Rijndael gets first commercial backing

Belgian mathematicians set the standard for future computer security
Written by Will Knight, Contributor

A new international standard for securing digital information was announced Monday and shortly afterwards received its first commerical endorsement from Irish computer security specialists Baltimore.

A Belgian cipher, or mathematical problem, called Rijndael after its creators Vincent Rijmen and Joan Daemen from the Katholieke Universiteit Leuven, was chosen Monday to be the fundamental building block for the next generation of cryptographic technologies.

The US commerce department's National Institute of Standards and Technology (NIST) chose Rijndael from hundreds of entries to a competition announced in January 1997 as the new symmetric mathematical problem on which to base the new Advanced Encryption Standard (AES). This will replace the current Data Encryption Standard (DES), because this is now considered vulnerable to attack due to the limited complexity of the underlying mathematical problem.

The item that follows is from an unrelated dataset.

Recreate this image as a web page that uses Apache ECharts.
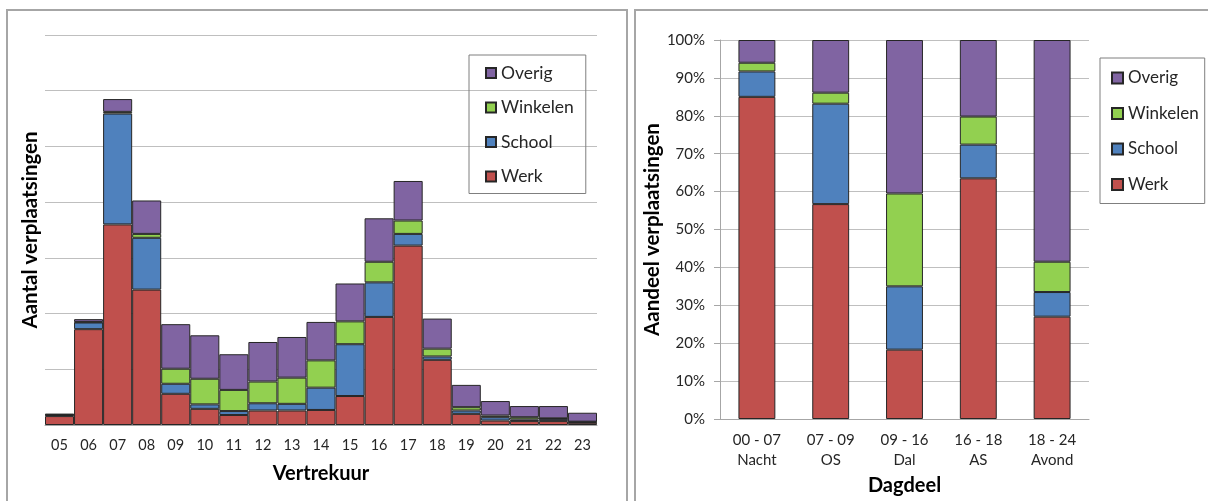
<!DOCTYPE html>
<html>
<head>
<meta charset="utf-8">
<script src="https://cdn.jsdelivr.net/npm/echarts@6/dist/echarts.min.js"></script>
<style>
  html, body { margin: 0; padding: 0; background: #fff; }
  #chart { width: 1208px; height: 501px; }
</style>
</head>
<body>
<div id="chart"></div>
<script>
// Verplaatsingen per vertrekuur (aantallen)
const uren = ['05','06','07','08','09','10','11','12','13','14','15','16','17','18','19','20','21','22','23'];
const werkUur     = [160,1720,3600,2430,560,290,180,260,260,270,520,1940,3220,1170,200,80,70,70,40];
const schoolUur   = [20,120,1990,930,180,80,70,130,120,400,930,620,210,60,60,60,30,40,15];
const winkelenUur = [5,10,30,70,270,460,380,390,470,490,410,370,240,140,60,30,40,10,5];
const overigUur   = [15,50,230,600,800,780,640,710,730,690,680,780,710,540,400,260,200,220,160];

// Aandeel per dagdeel (procenten)
const dagdelen = ['00 - 07\nNacht','07 - 09\nOS','09 - 16\nDal','16 - 18\nAS','18 - 24\nAvond'];
const werkDeel     = [85.0,56.7,18.3,63.5,27.0];
const schoolDeel   = [6.7,26.5,16.7,8.9,6.5];
const winkelenDeel = [2.3,2.9,24.5,7.4,8.0];
const overigDeel   = [6.0,13.9,40.5,20.2,58.5];

const legendaNamen = ['Overig','Winkelen','School','Werk'];
const kleuren = { Werk: '#C0504D', School: '#4F81BD', Winkelen: '#92D050', Overig: '#8064A2' };

const FONT = 'Lato, "Liberation Sans", sans-serif';
const TEXT = '#262626';

function balk(name, data, xi, stack, extra) {
  return Object.assign({
    name: name,
    type: 'bar',
    stack: stack,
    xAxisIndex: xi,
    yAxisIndex: xi,
    data: data,
    itemStyle: { color: kleuren[name], borderColor: '#262626', borderWidth: 1 },
    emphasis: { disabled: true },
    animation: false
  }, extra || {});
}

const chart = echarts.init(document.getElementById('chart'), null, { renderer: 'canvas' });

chart.setOption({
  backgroundColor: '#fff',
  textStyle: { fontFamily: FONT },
  graphic: [
    { type: 'rect', shape: { x: 7, y: 10, width: 620, height: 530 },
      style: { fill: 'none', stroke: '#a6a6a6', lineWidth: 2 }, silent: true },
    { type: 'rect', shape: { x: 635, y: 10, width: 620, height: 530 },
      style: { fill: 'none', stroke: '#a6a6a6', lineWidth: 2 }, silent: true }
  ],
  legend: [
    {
      data: legendaNamen, orient: 'vertical', left: 469, top: 55,
      icon: 'rect', itemWidth: 10, itemHeight: 10, itemGap: 16.5,
      padding: [9, 12, 8, 16],
      borderColor: '#7f7f7f', borderWidth: 1,
      textStyle: { fontFamily: FONT, fontSize: 17.5, color: TEXT, lineHeight: 18 },
      selectedMode: false
    },
    {
      data: legendaNamen, orient: 'vertical', left: 1100, top: 58,
      icon: 'rect', itemWidth: 11, itemHeight: 11, itemGap: 17.5,
      padding: [11, 6, 10, 11],
      borderColor: '#7f7f7f', borderWidth: 1,
      textStyle: { fontFamily: FONT, fontSize: 17, color: TEXT, lineHeight: 18 },
      selectedMode: false
    }
  ],
  grid: [
    { left: 45, right: 611, top: 35, bottom: 76 },
    { left: 720, right: 119, top: 40, bottom: 78 }
  ],
  xAxis: [
    {
      type: 'category', gridIndex: 0, data: uren,
      name: 'Vertrekuur', nameLocation: 'middle', nameGap: 39,
      nameTextStyle: { fontFamily: FONT, fontSize: 20, fontWeight: 'bold', color: '#000' },
      axisLine: { lineStyle: { color: '#a6a6a6' } },
      axisTick: { length: 6, lineStyle: { color: '#a6a6a6' } },
      axisLabel: { fontFamily: FONT, fontSize: 14.5, color: TEXT, margin: 13 }
    },
    {
      type: 'category', gridIndex: 1, data: dagdelen,
      name: 'Dagdeel', nameLocation: 'middle', nameGap: 57,
      nameTextStyle: { fontFamily: FONT, fontSize: 20, fontWeight: 'bold', color: '#000' },
      axisLine: { lineStyle: { color: '#a6a6a6' } },
      axisTick: { length: 6, lineStyle: { color: '#a6a6a6' } },
      axisLabel: { fontFamily: FONT, fontSize: 15, color: TEXT, margin: 11, lineHeight: 20 }
    }
  ],
  yAxis: [
    {
      type: 'value', gridIndex: 0, min: 0, max: 7000, interval: 1000,
      name: 'Aantal verplaatsingen', nameLocation: 'middle', nameRotate: 90, nameGap: 4,
      nameTextStyle: { fontFamily: FONT, fontSize: 20.5, fontWeight: 'bold', color: '#000' },
      axisLine: { show: false }, axisTick: { show: false }, axisLabel: { show: false },
      splitLine: { lineStyle: { color: '#bfbfbf' } }
    },
    {
      type: 'value', gridIndex: 1, min: 0, max: 100, interval: 10,
      name: 'Aandeel verplaatsingen', nameLocation: 'middle', nameRotate: 90, nameGap: 54,
      nameTextStyle: { fontFamily: FONT, fontSize: 20.5, fontWeight: 'bold', color: '#000' },
      axisLine: { show: true, lineStyle: { color: '#a6a6a6' } },
      axisTick: { show: true, length: 6, lineStyle: { color: '#a6a6a6' } },
      axisLabel: { fontFamily: FONT, fontSize: 15, color: TEXT, margin: 15, formatter: '{value}%' },
      splitLine: { lineStyle: { color: '#bfbfbf' } }
    }
  ],
  series: [
    balk('Werk', werkUur, 0, 'uur', { barCategoryGap: 0 }),
    balk('School', schoolUur, 0, 'uur', { barCategoryGap: 0 }),
    balk('Winkelen', winkelenUur, 0, 'uur', { barCategoryGap: 0 }),
    balk('Overig', overigUur, 0, 'uur', { barCategoryGap: 0 }),
    balk('Werk', werkDeel, 1, 'deel', { barWidth: '50%' }),
    balk('School', schoolDeel, 1, 'deel', { barWidth: '50%' }),
    balk('Winkelen', winkelenDeel, 1, 'deel', { barWidth: '50%' }),
    balk('Overig', overigDeel, 1, 'deel', { barWidth: '50%' })
  ]
});
</script>
</body>
</html>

Shortly after the winner of the AES contest was revealed Rijndael gained commercial recognition when Baltimore Technologies, which provides commercial security solutions using encryption, announced that all of its products will use the algorithm. The first will be available next week.

Mathematical problems are fundamental to the modern use of encryption because they enable two parties to communicate in private without exchanging keys by employing mathematically linked "public" and "private" keys. It is therefore vital to the security of any cryptosystem that the underlying mathematical algorithm is robust. For an encryption standard to be acceptable to companies and ordinary computer users, it is also important that the central algorithm is efficient and can be calculated quickly using minimal processing power.

AES will be used to establish new standards for conducting Internet commerce transaction and exchanging critical information securely and privately. The three and a half years of testing by NIST have, therefore, been important to establishing faith in the new standard.

"The thorough testing process for the AES should increase public confidence and eliminate suspicion of trapdoors or hidden weaknesses in the Rijndael algorithm," said Baltimore Technologies' senior cryptographer William Whyte. "This will help not only interoperability, but the credibility of cryptography as a whole."

The other shortlisted algorithms for AES were called MARS, RC6, Serpent, and Twofish.